Steffen: Das ist das größte Problem aktuell. Es geht nur noch um den eigenen Vorteil. Solidarität ist völlig egal geworden. Da muss man nicht mal nur auf die CDU zeigen, sondern genauso auf die SPD. Die beuten die Arbeiterklasse doch genauso aus – jetzt klinge ich schon wie Hannes Wader. (lacht)

Marco: Im Osten merken wir gerade, wie unglaublich stark die AfD geworden ist. Sie sitzt in so vielen Stadträten, stellt Bürgermeister, und als Erstes werden Gelder für die Jugendklubs und AJZs gestrichen. Das sind Orte, die uns politisch erzogen haben. In der Provinz wird da gerade ganz schön was abgerissen.

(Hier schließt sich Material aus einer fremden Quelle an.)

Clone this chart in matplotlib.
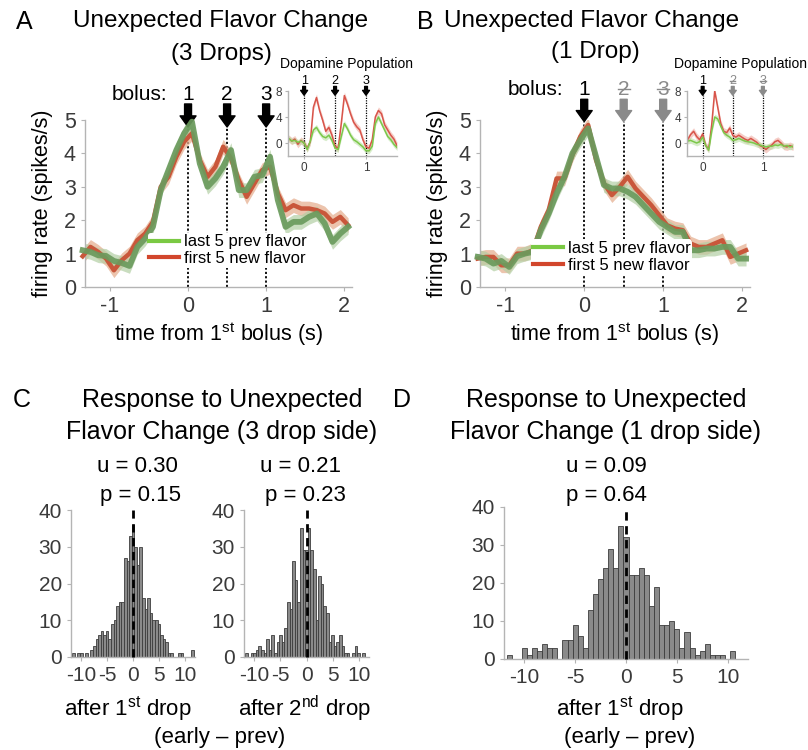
import numpy as np
import matplotlib
matplotlib.use('Agg')
import matplotlib.pyplot as plt
from matplotlib.lines import Line2D

plt.rcParams['font.family'] = ['Liberation Sans', 'DejaVu Sans']
plt.rcParams['mathtext.fontset'] = 'custom'
plt.rcParams['mathtext.rm'] = 'Liberation Sans'
plt.rcParams['axes.unicode_minus'] = False

# ---------------- data ----------------
time_main = np.round(np.arange(-1.35, 2.06, 0.1), 2)
a_green = [1.1, 1.05, 0.95, 0.93, 0.78, 0.72, 0.63, 1.2, 1.45, 1.8, 2.9, 3.5, 4.1, 4.6,
           4.95, 3.7, 3.0, 3.25, 3.6, 4.1, 2.9, 2.9, 3.3, 3.35, 3.9, 2.6, 1.8, 1.95, 1.95,
           2.1, 2.2, 1.9, 1.35, 1.6, 1.8]
a_red = [0.92, 1.2, 1.05, 0.85, 0.5, 0.8, 1.0, 1.4, 1.6, 1.95, 3.0, 3.3, 3.9, 4.35,
         4.6, 3.8, 3.3, 3.6, 4.2, 3.85, 3.2, 2.7, 3.1, 3.5, 3.6, 2.8, 2.3, 2.45, 2.35,
         2.35, 2.3, 2.2, 1.95, 2.1, 1.85]
b_green = [0.9, 0.85, 0.7, 0.78, 0.6, 0.92, 1.0, 1.05, 1.7, 2.2, 2.8, 3.3, 4.0, 4.4,
           4.75, 3.9, 3.05, 2.95, 2.95, 2.85, 2.7, 2.45, 2.2, 1.95, 1.8, 1.65, 1.65, 1.1,
           1.1, 1.15, 1.15, 1.2, 1.2, 0.85, 0.85]
b_red = [0.85, 0.9, 0.9, 0.65, 0.65, 1.0, 1.0, 1.1, 1.8, 2.3, 3.25, 3.25, 3.95, 4.5,
         4.85, 3.8, 3.1, 2.75, 3.0, 3.3, 2.95, 2.7, 2.45, 2.15, 1.85, 1.75, 1.7, 1.3,
         1.2, 1.2, 1.3, 1.4, 0.9, 1.0, 1.1]
band_green = 0.22
band_red = 0.22

time_inset = np.round(np.arange(-0.25, 1.51, 0.05), 2)
ia_red = [0.7, 0.3, 0.6, -0.2, 0.4, 0.0, -0.8, 0.2, 5.5, 7.0, 5.0, 3.5, 1.8, 2.4, 1.2, -0.5,
          -0.8, 3.0, 7.3, 6.0, 4.5, 3.2, 2.5, 2.0, 0.5, -0.6, -0.8, 0.5, 4.0, 5.0, 4.5, 2.8,
          2.0, 1.2, 0.6, -0.4]
ia_green = [0.7, 0.3, 0.4, 0.1, 0.3, 0.0, -1.0, 0.3, 2.0, 2.4, 1.6, 1.0, 0.8, 1.2, 0.4, -0.8,
            -1.0, 1.0, 3.0, 2.2, 1.2, 0.5, 0.2, -0.2, -0.6, -1.2, -1.2, -0.5, 3.0, 4.0, 3.0,
            2.0, 1.0, 0.5, -0.2, -0.7]
ib_red = [0.5, 1.3, 1.8, 1.0, 0.5, 1.4, -0.4, -0.9, 2.8, 8.0, 5.5, 3.0, 1.8, 1.6, 2.3, 1.2,
          0.9, 1.2, 0.9, 0.6, 0.4, 0.7, 0.4, 0.1, -0.4, -0.6, -1.0, -0.6, -0.3, 0.2, 0.4, 0.0,
          -0.5, -0.6, -0.4, -0.6]
ib_green = [0.3, 0.4, 0.2, 0.0, 0.2, 0.9, -0.4, -1.1, 1.8, 4.0, 3.7, 2.6, 1.6, 1.2, 0.9, 0.4,
            0.5, 0.7, 0.5, 0.3, 0.2, 0.1, 0.0, -0.2, -0.3, -0.5, -0.6, -0.5, -0.5, -0.3, -0.4,
            -0.2, -0.5, -0.4, -0.6, -0.5]

bolus_times = [0, 0.5, 1]
bolus_labels = ['1', '2', '3']

hist_centers = np.round(np.arange(-11.5, 11.51, 0.5), 1)
c1_counts = [1, 0, 1, 1, 0, 1, 0, 2, 3, 5, 6, 7, 6, 7, 5, 9, 10, 14, 15, 15, 27, 26, 33, 36,
             30, 25, 30, 16, 13, 16, 12, 10, 10, 9, 6, 5, 4, 1, 1, 0, 0, 1, 1, 0, 0, 0, 2]
c2_counts = [1, 0, 1, 1, 2, 3, 2, 1, 5, 2, 6, 1, 4, 6, 4, 8, 15, 13, 26, 21, 15, 35, 29, 29,
             35, 29, 24, 10, 22, 20, 14, 12, 4, 6, 3, 4, 6, 3, 1, 1, 0, 1, 3, 1, 0, 1, 0]
d_counts = [1, 0, 0, 3, 1, 3, 2, 4, 3, 3, 0, 5, 5, 9, 6, 3, 13, 17, 21, 24, 29, 24, 35, 32,
            22, 22, 24, 22, 14, 19, 9, 9, 10, 8, 3, 7, 3, 1, 2, 4, 1, 1, 1, 0, 2, 0, 0]

# ---------------- figure ----------------
W, H = 808, 750
fig = plt.figure(figsize=(W / 100, H / 100), dpi=100)


def ax_px(left, top, width, height):
    return fig.add_axes([left / W, 1 - (top + height) / H, width / W, height / H])


def ftext(x, y, s, **kw):
    fig.text(x / W, 1 - y / H, s, ha=kw.pop('ha', 'center'), va=kw.pop('va', 'center'), **kw)


SPINE = '#b4b4b4'
TICKC = '#3a3a3a'
GRAY = '#8a8a8a'


def style(ax, size):
    for s in ['top', 'right']:
        ax.spines[s].set_visible(False)
    for s in ['left', 'bottom']:
        ax.spines[s].set_color(SPINE)
        ax.spines[s].set_linewidth(1.0)
    ax.tick_params(direction='out', length=3, color=SPINE, labelcolor=TICKC, labelsize=size)


def number_label(ax, x, y, lab, c, size, strike_half):
    ax.text(x, y, lab, ha='center', va='center', fontsize=size, color=c, clip_on=False)
    if c != 'black':
        ax.plot([x - strike_half, x + strike_half], [y, y], color=c, lw=1.0, clip_on=False)


def main_panel(ax, g, r, arrow_cols, arrow_y, leg_anchor):
    g = np.array(g)
    r = np.array(r)
    ax.fill_between(time_main, r - band_red, r + band_red, color='#e6b092', alpha=0.75, lw=0, zorder=2)
    ax.fill_between(time_main, g - band_green, g + band_green, color='#b3cfa4', alpha=0.7, lw=0, zorder=2)
    ax.plot(time_main, r, color='#c9573b', lw=3.2, zorder=3, clip_on=False)
    ax.plot(time_main, g, color='#6b9b5d', lw=4.2, alpha=0.92, zorder=4, clip_on=False)
    tip, tail, num = arrow_y
    for x in bolus_times:
        ax.plot([x, x], [0, tip], ls=(0, (1.2, 1.2)), color='black', lw=1.3, zorder=1, clip_on=False)
    ax.set_xlim(-1.32, 2.1)
    ax.set_ylim(0, 5)
    ax.set_xticks([-1, 0, 1, 2])
    ax.set_yticks([0, 1, 2, 3, 4, 5])
    style(ax, 15.5)
    ax.set_ylabel('firing rate (spikes/s)', fontsize=15.5, labelpad=8)
    ax.set_xlabel('time from 1$^{\\mathrm{st}}$ bolus (s)', fontsize=15.5, labelpad=2)
    for x, lab, c in zip(bolus_times, bolus_labels, arrow_cols):
        ax.annotate('', xy=(x, tip), xytext=(x, tail), xycoords='data', annotation_clip=False,
                    arrowprops=dict(arrowstyle='simple,head_width=1.15,head_length=0.8,tail_width=0.5',
                                    mutation_scale=10, color=c, shrinkA=0, shrinkB=0))
        number_label(ax, x, num, lab, c, 15, 0.075)
    ax.text(-0.27, num, 'bolus:', ha='right', va='center', fontsize=15, clip_on=False)
    handles = [Line2D([], [], color='#7ac943', lw=3), Line2D([], [], color='#d2462c', lw=3)]
    leg = ax.legend(handles, ['last 5 prev flavor', 'first 5 new flavor'], fontsize=12,
                    frameon=True, handlelength=1.8, handletextpad=0.3, labelspacing=0.1,
                    borderpad=0.1, borderaxespad=0, loc='upper left',
                    bbox_to_anchor=leg_anchor)
    leg.get_frame().set_facecolor('white')
    leg.get_frame().set_edgecolor('none')
    leg.get_frame().set_alpha(1)


def inset(ax, r, g, arrow_cols):
    r = np.array(r)
    g = np.array(g)
    ax.fill_between(time_inset, r - 0.55, r + 0.55, color='#eea79c', alpha=0.55, lw=0)
    ax.fill_between(time_inset, g - 0.45, g + 0.45, color='#b7dea0', alpha=0.55, lw=0)
    ax.plot(time_inset, r, color='#d8544a', lw=1.1)
    ax.plot(time_inset, g, color='#7cc84a', lw=1.1)
    for x in bolus_times:
        ax.plot([x, x], [-2, 7.4], ls=(0, (1, 1)), color='black', lw=0.9, zorder=1, clip_on=False)
    for x, lab, c in zip(bolus_times, bolus_labels, arrow_cols):
        ax.annotate('', xy=(x, 7.35), xytext=(x, 8.7), xycoords='data', annotation_clip=False,
                    arrowprops=dict(arrowstyle='simple,head_width=1.0,head_length=0.7,tail_width=0.4',
                                    mutation_scale=5, color=c, shrinkA=0, shrinkB=0))
        number_label(ax, x, 9.5, lab, c, 9, 0.045)
    ax.set_xlim(-0.26, 1.5)
    ax.set_ylim(-2, 8)
    ax.set_yticks([0, 4, 8])
    ax.set_xticks([0, 1])
    style(ax, 8.5)
    ax.tick_params(length=2, pad=2)


def hist_panel(ax, counts, top_dash):
    ax.bar(hist_centers, counts, width=0.5, color='#8a8a8a', edgecolor='#3c3c3c', linewidth=0.6, zorder=2)
    ax.plot([0, 0], [0, top_dash], ls=(0, (3, 2)), color='black', lw=2, zorder=3, clip_on=False)
    ax.set_xlim(-12, 12)
    ax.set_ylim(0, 40)
    ax.set_xticks([-10, -5, 0, 5, 10])
    ax.set_yticks([0, 10, 20, 30, 40])
    style(ax, 15)


# Panel A
axA = ax_px(85, 120, 267, 167)
main_panel(axA, a_green, a_red, ['black'] * 3, (4.79, 5.48, 5.76), (0.235, 0.325))
# Panel B
axB = ax_px(480, 120, 270, 167)
main_panel(axB, b_green, b_red, ['black', GRAY, GRAY], (4.95, 5.62, 5.92), (0.19, 0.285))

# insets
axAi = ax_px(288, 91, 109, 65)
inset(axAi, ia_red, ia_green, ['black'] * 3)
axBi = ax_px(687, 91, 106, 65)
inset(axBi, ib_red, ib_green, ['black', GRAY, GRAY])

# titles top
ftext(24, 22, 'A', fontsize=18)
ftext(425, 22, 'B', fontsize=18)
ftext(221, 21, 'Unexpected Flavor Change', fontsize=17.5)
ftext(221, 54, '(3 Drops)', fontsize=17.5)
ftext(592, 21, 'Unexpected Flavor Change', fontsize=17.5)
ftext(595, 52, '(1 Drop)', fontsize=17.5)
ftext(346, 64, 'Dopamine Population', fontsize=10)
ftext(741, 64, 'Dopamine Population', fontsize=10)

# Panel C / D histograms
axC1 = ax_px(71, 510, 124, 147)
hist_panel(axC1, c1_counts, 40)
axC2 = ax_px(244, 510, 125, 147)
hist_panel(axC2, c2_counts, 40)
axD = ax_px(504, 507, 244, 152)
hist_panel(axD, d_counts, 39.3)

ftext(22, 400, 'C', fontsize=18)
ftext(402, 400, 'D', fontsize=18)
ftext(222, 400, 'Response to Unexpected', fontsize=18)
ftext(222, 432, 'Flavor Change (3 drop side)', fontsize=18)
ftext(606, 400, 'Response to Unexpected', fontsize=18)
ftext(606, 432, 'Flavor Change (1 drop side)', fontsize=18)
ftext(137, 467, 'u = 0.30', fontsize=16)
ftext(141, 495, 'p = 0.15', fontsize=16)
ftext(300, 467, 'u = 0.21', fontsize=16)
ftext(305, 495, 'p = 0.23', fontsize=16)
ftext(606, 467, 'u = 0.09', fontsize=16)
ftext(606, 495, 'p = 0.64', fontsize=16)
ftext(128, 709, 'after 1$^{\\mathrm{st}}$ drop', fontsize=16)
ftext(304, 709, 'after 2$^{\\mathrm{nd}}$ drop', fontsize=16)
ftext(220, 737, '(early \u2013 prev)', fontsize=16)
ftext(620, 709, 'after 1$^{\\mathrm{st}}$ drop', fontsize=16)
ftext(630, 737, '(early \u2013 prev)', fontsize=16)

fig.savefig('out.png', dpi=100, facecolor='white')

Mich macht das unheimlich wütend.

Umso bemerkenswerter, dass ihr nicht müde werdet, darüber zu sprechen.

Marco: Es gibt ja auch ganz viele tolle Strukturen, die dagegen halten und die Fahne hochhalten. Sei es Rock Am Berg, das Störfaktor-Festival oder auch so Aktionen wie von den Beatsteaks, die ihre Strahlkraft nutzen und durch die AJZs touren. So was muss bewahrt werden. Und der Westen sollte gewarnt sein vor dem, was hier schon passiert.

Fühlt ihr euch denn als explizit linke Band wachsender Bedrohung ausgesetzt?

Marco: Wir haben letztes Jahr beim Festival der Initiative Buntes Rosslau gespielt. Dort wurde letztes Jahr ein AfD-Bürgermeister gewählt, der vorab Fakenews gestreut hat, und während unseres Konzerts liefen dann dort ganz unangenehme Gestalten herum.

Steffen: Das war nicht mal ein dezidiert linkes Festival. Einfach ein friedliches Sommerfest. Und plötzlich musst du zwischen Kaffee und Kuchen von der Polizei beschützt werden.

Jetzt startet euer neues Album aber mit der zuversichtlichen Ansage „Am Ende wird’s eh ok“. Ist das so?

Steffen: Natürlich können wir auch darauf warten, dass der Meeresspiegel steigt und die Bomben einschlagen, aber du kannst dich nicht nur verkriechen und heulen. Wir dürfen daran nicht kaputtgehen.